(begin)
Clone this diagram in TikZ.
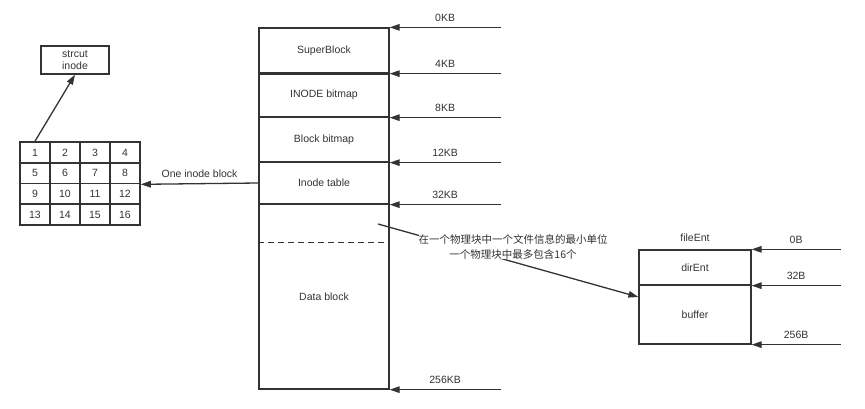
\documentclass[tikz,border=0pt]{standalone}
\usepackage{fontspec}
\setmainfont{Liberation Sans}
\newfontfamily\cjk{Noto Sans CJK SC}
\usetikzlibrary{arrows.meta}
\definecolor{LineGray}{RGB}{51, 51, 51}
\newcommand{\diagfont}{\fontsize{10.5}{12.5}\selectfont}

\begin{document}
\begin{tikzpicture}[x=1pt, y=-1pt, line width=1.3pt, color=LineGray,
		seg/.style={draw, minimum width=130pt, inner sep=0pt, font=\diagfont},
		entry/.style={draw, minimum width=112pt, inner sep=0pt, font=\diagfont},
		cell/.style={draw, line width=1.6pt, minimum width=30pt, minimum height=20.75pt, inner sep=0pt, font=\diagfont},
		arr/.style={-{Triangle[length=10pt, width=6.5pt]}},
		lbl/.style={above=2pt, font=\diagfont}]
		\useasboundingbox (0, 0) rectangle (865, 409);

		\node[seg, minimum height=45pt] (super) at (324, 50.5) {SuperBlock};
		\node[seg, minimum height=44pt] (ibmap) at (324, 95) {INODE bitmap};
		\node[seg, minimum height=45pt] (bbmap) at (324, 139.5) {Block bitmap};
		\node[seg, minimum height=42pt] (itable) at (324, 183) {Inode table};
		\node[seg, minimum height=185pt] (data) at (324, 296.5) {Data block};
		\draw[line width=2.6pt] (super.south west) -- (super.south east);
		\draw[dash pattern=on 6pt off 4pt] ([yshift=-39pt]data.north west) -- ([xshift=-4pt, yshift=-39pt]data.north east);

		\foreach \anc/\txt [count=\i] in {super.north east/0KB, super.south east/4KB, ibmap.south east/8KB,
			bbmap.south east/12KB, itable.south east/32KB, data.south east/256KB}{
			\coordinate (kb\i) at ([xshift=111pt]\anc);
			\draw[arr] (kb\i) -- node[lbl] {\txt} (\anc);
		}

		\foreach \r in {0, ..., 3}{
			\foreach \c in {1, ..., 4}{
				\pgfmathtruncatemacro{\n}{4*\r+\c}
				\node[cell] (c\n) at (5+30*\c, 152.4+20.75*\r) {\n};
		}}
		\node[draw, minimum width=68pt, minimum height=28pt, inner sep=0pt, align=center, font=\diagfont] (inode) at (75, 60) {strcut\\inode};
		\draw[arr] (c1.north) -- (inode.south);
		\draw[arr] (itable.west) -- node[lbl] {One inode block} (c8.south east);

		\node[entry, minimum height=35pt] (dirent) at (695, 267.5) {dirEnt};
		\node[entry, minimum height=59pt] (buffer) at (695, 314.5) {buffer};
		\node[above=4pt, font=\diagfont] (fileent) at (dirent.north) {fileEnt};
		\foreach \anc/\txt [count=\i] in {dirent.north east/0B, dirent.south east/32B, buffer.south east/256B}{
			\coordinate (b\i) at ([xshift=89pt]\anc);
			\draw[arr] (b\i) -- node[lbl] {\txt} (\anc);
		}

		\coordinate (noteStart) at (378, 224);
		\draw[arr] (noteStart) -- ([yshift=17.5pt]buffer.west);
		\node[fill=white, inner sep=0pt, align=center, font=\fontsize{10.5}{15}\selectfont\cjk] (note) at (513, 246.5)
			{在一个物理块中一个文件信息的最小单位\\一个物理块中最多包含16个};
	\end{tikzpicture}
\end{document}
(end)
▶ Task
Copy the whole listing above word for word but do not carry over the pictures.

▶ Solution
Clone this diagram in TikZ.
\documentclass[tikz,border=0pt]{standalone}
\usepackage{fontspec}
\setmainfont{Liberation Sans}
\newfontfamily\cjk{Noto Sans CJK SC}
\usetikzlibrary{arrows.meta}
\definecolor{LineGray}{RGB}{51, 51, 51}
\newcommand{\diagfont}{\fontsize{10.5}{12.5}\selectfont}

\begin{document}
\begin{tikzpicture}[x=1pt, y=-1pt, line width=1.3pt, color=LineGray,
		seg/.style={draw, minimum width=130pt, inner sep=0pt, font=\diagfont},
		entry/.style={draw, minimum width=112pt, inner sep=0pt, font=\diagfont},
		cell/.style={draw, line width=1.6pt, minimum width=30pt, minimum height=20.75pt, inner sep=0pt, font=\diagfont},
		arr/.style={-{Triangle[length=10pt, width=6.5pt]}},
		lbl/.style={above=2pt, font=\diagfont}]
		\useasboundingbox (0, 0) rectangle (865, 409);

		\node[seg, minimum height=45pt] (super) at (324, 50.5) {SuperBlock};
		\node[seg, minimum height=44pt] (ibmap) at (324, 95) {INODE bitmap};
		\node[seg, minimum height=45pt] (bbmap) at (324, 139.5) {Block bitmap};
		\node[seg, minimum height=42pt] (itable) at (324, 183) {Inode table};
		\node[seg, minimum height=185pt] (data) at (324, 296.5) {Data block};
		\draw[line width=2.6pt] (super.south west) -- (super.south east);
		\draw[dash pattern=on 6pt off 4pt] ([yshift=-39pt]data.north west) -- ([xshift=-4pt, yshift=-39pt]data.north east);

		\foreach \anc/\txt [count=\i] in {super.north east/0KB, super.south east/4KB, ibmap.south east/8KB,
			bbmap.south east/12KB, itable.south east/32KB, data.south east/256KB}{
			\coordinate (kb\i) at ([xshift=111pt]\anc);
			\draw[arr] (kb\i) -- node[lbl] {\txt} (\anc);
		}

		\foreach \r in {0, ..., 3}{
			\foreach \c in {1, ..., 4}{
				\pgfmathtruncatemacro{\n}{4*\r+\c}
				\node[cell] (c\n) at (5+30*\c, 152.4+20.75*\r) {\n};
		}}
		\node[draw, minimum width=68pt, minimum height=28pt, inner sep=0pt, align=center, font=\diagfont] (inode) at (75, 60) {strcut\\inode};
		\draw[arr] (c1.north) -- (inode.south);
		\draw[arr] (itable.west) -- node[lbl] {One inode block} (c8.south east);

		\node[entry, minimum height=35pt] (dirent) at (695, 267.5) {dirEnt};
		\node[entry, minimum height=59pt] (buffer) at (695, 314.5) {buffer};
		\node[above=4pt, font=\diagfont] (fileent) at (dirent.north) {fileEnt};
		\foreach \anc/\txt [count=\i] in {dirent.north east/0B, dirent.south east/32B, buffer.south east/256B}{
			\coordinate (b\i) at ([xshift=89pt]\anc);
			\draw[arr] (b\i) -- node[lbl] {\txt} (\anc);
		}

		\coordinate (noteStart) at (378, 224);
		\draw[arr] (noteStart) -- ([yshift=17.5pt]buffer.west);
		\node[fill=white, inner sep=0pt, align=center, font=\fontsize{10.5}{15}\selectfont\cjk] (note) at (513, 246.5)
			{在一个物理块中一个文件信息的最小单位\\一个物理块中最多包含16个};
	\end{tikzpicture}
\end{document}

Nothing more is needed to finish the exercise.